The scones were delicious, but the thing that made them so special was that Dr. Brown had a reputation for being a difficult (and sometimes prickly) professor, one whose role it was to weed out those students who majored in English as a cop-out to avoid choosing a more fitting field of study. Her British Literature class, one of the first classes new English majors undertook, was notoriously difficult. Many students transferred to different departments by the end of the first semester.


Those of us who weathered the storm and stuck it out, however, came to love Dr. Brown and see how deeply she cared about literature and her students. The scones she brought to the tea were the first glimpse of that care.
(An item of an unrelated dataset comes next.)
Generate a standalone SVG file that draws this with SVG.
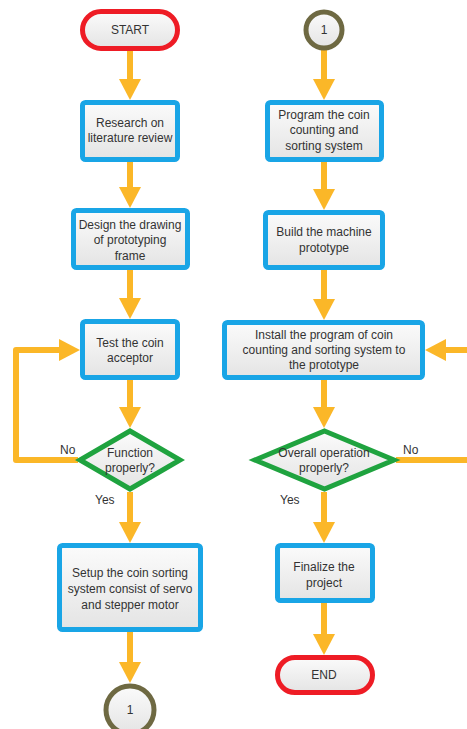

The scones were legendary, but it wasn’t just because of the recipe.


When I graduated and was busily planning my wedding, I reached out to Dr. Brown to see if she would be willing to share her secret scone recipe so I could make it for my bridal shower. In what I knew by then was her typical style, she graciously emailed me the recipe along with a lovely note expressing her congratulations and excitement for me. Though I’m sure she didn’t think much of it, her kindness and care have stayed with me and I’m grateful for it.


So, when I wanted to bake something yesterday during the storm, I returned to the scones and the kindness they hold. They’re not exactly the ones she made anymore because, as with most handed-down recipes, I’ve adapted them to my own tastes.


I hope if you choose to make them too, you’ll do so with the same care Dr. Brown showed to me all those years ago. Share them with your friends, family, neighbors, or maybe a college student who would benefit from a little connection.

A wooden cake stand with a pile of golden scones that are flecked with bits of raspberry jam.
My GF version of Dr. Brown's scones

My gluten-free version of Dr. Brown’s scones

Ingredients:

  • 2 cups of gluten-free 1-for-1 flour (my mix can be found here)

  • 6 tbs sugar

  • 1 tbs baking powder

  • 1 tsp salt

  • ¾ c. cold butter, cubed

  • ½ c. heavy cream (see note)

  • ¾ c. each of any of the following: dried fruit, jammy bits, chopped nuts, citrus zest, coconut flakes, etc.

  • 2 duck eggs or three regular large eggs if you can’t get duck eggs

  • 1 small egg for the egg wash

Instructions:

  1. Preheat the oven to 450° F and line a baking sheet with parchment paper.

  2. In a food processor, combine the flour, 4 tbs of sugar, baking powder, and salt. Pulse till blended.

  3. Add the butter to the food processor and pulse till the mixture resembles coarse crumbs.

  4. Dump the mixture into a large mixing bowl and fold in the dried fruit, nuts, etc. I like the jammy bits from King Arthur Baking Company best because they create delightful little pools of jam in the finished scone. When I made these this weekend, I used raspberry jammy bits and flaked coconut.

  5. Add the cream and the large/duck eggs to the bowl and mix to combine, making sure there aren’t any dry pockets. Though this version can’t be easily over-mixed since there’s no gluten to accidentally develop, it will start absorbing moisture, so try to go quickly. The mixture will be very soft and a bit sticky.

  6. Dump the mix out onto a lightly floured surface. Flour your hands and pat the dough into a circle about ¾ to 1 inch thick. At this point, you can either cut the circle into triangles or use a lightly floured circular biscuit cutter (like these) to create the individual scones. You should be able to get at least a dozen scones.

  7. Transfer the scones to the prepared baking sheets, leaving lots of room for them to expand as they bake. I used a standard large cookie sheet and fit eight scones on it comfortably.

  8. Whisk the remaining small egg and brush over the top of each scone. Sprinkle the remaining 2 tbs of sugar on top.

  9. Bake on the middle top rack of the oven until the tops are lightly golden and slightly shiny from the melted sugar, about 8-12 minutes depending on your oven (mine took 12).

  10. Remove from the oven and transfer the scones off the cookie sheet to a cooling rack. Once cool, store in an airtight container. If you don’t plan to eat them all in a few days, go ahead and freeze them.

Notes:

  • If you don’t have heavy cream on hand, you can use a 3-to-1 mixture of milk to melted (and cooled) butter. The important thing is that you maintain the fat content to ensure the texture of your scones turns out right. Yesterday, I couldn’t go to the store to get cream because of the snowstorm, so I used this ratio and it worked perfectly.

If you make these scones, let me know what you think! Do you have a baking recipe that makes you feel nostalgic?